Begitu pula Popo Iskandar. Se­masa dia hidup banyak ma­syarakat men­­julukinya seba­gai pelukis “ku­cing”. Gelar yang dilekatkan oleh para peng­gemar fanatik lukis­an ter­sebut, hingga sepanjang hayat­­nya.

Pelukis kelahiran Garut, 17 Desember 1927, selain banyak pengalaman menulis, juga ba­nyak melahirkan kader muda. Dia alumnus ITB tahun 1958. Selalu me­man­cing “mood atau keinginan” me­lukis­nya diawa­li konsep bina­tang.

Mengamati karakter bina­tang da­lam lukisan ayam Popo Iskandar sama halnya menelu­su­ri ketajaman intuisi yang be­gitu tinggi. Ayam se­bagai sim­bolik dari hasrat Popo yang me­ledak-ledak. Ayam-ayam itu bisa dibuatnya variatif bah­kan tam­pilan goresannya bisa liar, ber­jejak spontan dengan gestur bera­gam.
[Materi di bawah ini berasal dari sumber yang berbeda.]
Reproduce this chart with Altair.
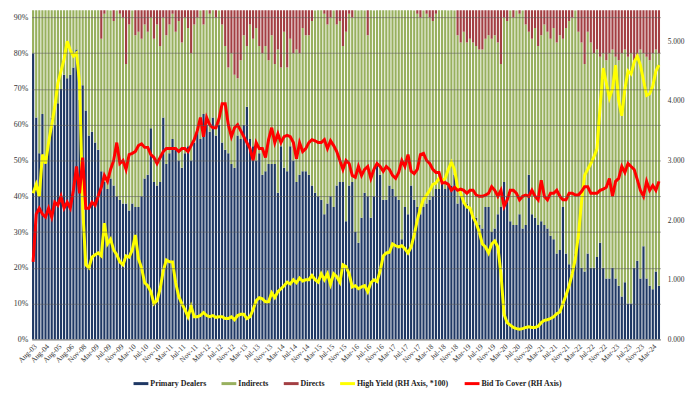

Ada ayam yang bermah­ko­ta melebihi dari yang biasanya, pene­g­as­an itu terlihat pada war­na merah menyala yang di­terakan.

Selain kucing yang domi­nan sering dibuatkan lukisan oleh Popo adalah ayam dengan taji (tanduk yang tumbuh dekat kaki) bentuk­nya panjang. Di­ikuti bentuk tubuh ayam yang pipih dan meliuk-liuk, hingga ekor yang menyusur tanah. Se­­mua itu bagi Popo adalah se­ma­cam mendalami karakter ayam, hing­ga sedetail mung­kin. Tak mengherankan lukis­an ayam Popo, bukan sekadar memindah karakter, juga selu­ruh prilaku harus ada.

Ayam di mata pelukis Popo Iskandar, banyak menumbuh­kan krea­tivitas yang tak pernah kendur. Dia juga penerima Anu­­grah Seni pada tahun 1980.

Lukisan ayam Popo menca­pai pun­cak idealisme pada pe­riode 1970, hingga 1980-an. Se­habis itu dia sangat jarang melukiskan tema ayam. Popo beralih ke kucing de­ngan se­gala aspek prilakunya. Ada ku­cing yang sangat lucu, binal, man­ja bahkan di mata Popo he­wan satu ini hewan paling pa­tuh.

Selain melukis, Popo juga seo­rang pendidik yang handal. Banyak ide-ide, spirit yang di­sarankan itu jadi acuan berka­rya rupa para mu­ridnya. Popo seorang seniman be­sar yang per­nah meramaikan kan­cah senilukis nusantara. Sejak ke­pergiannya untuk menghadap Illahi pada 29 Januari  2000, ba­nyak menyisakan cerita lu­kisan ayamnya yang spesial itu.

Belum banyak yang meng­ungkap makna cerita tentang te­ma lukisan binatang (ayam+kucing) ini. Belum lagi kalau memban­ding­kan ayam bergaya Affandi atau pe­lukis yang menyukai tema itu. Pas­tilah banyak sesuatu yang bisa kita telusuri baik secara este­tik, simbo­lik dan seterusnya. Ternyata ayam ada­lah karakter lain. Berhasil di­tang­kap mak­na­nya oleh para maestro di atas, kemudian dengan bera­ni menorehkannya ke atas kan­vas.

Bagi Popo dan Affandi be­rani men­jadikan ayam sebagai ikon, tentu percaya dengan ca­ranya tertentu mampu meng­eks­presikan minat dan kecin­taan. Keinginan yang kuat di­sertai kecintaan mam­pu meng­hasil energi maha dahsyat. Ke­­dua seniman itu melakoni seni lukis penuh dengan rasa ke­cintaan, ma­kanya dengan “ayam” saja su­dah seperti itu. Apalagi tema yang terkait de­ngan ikon yang lain, tentu ce­ri­tanya juga jadi panjang lebar lagi.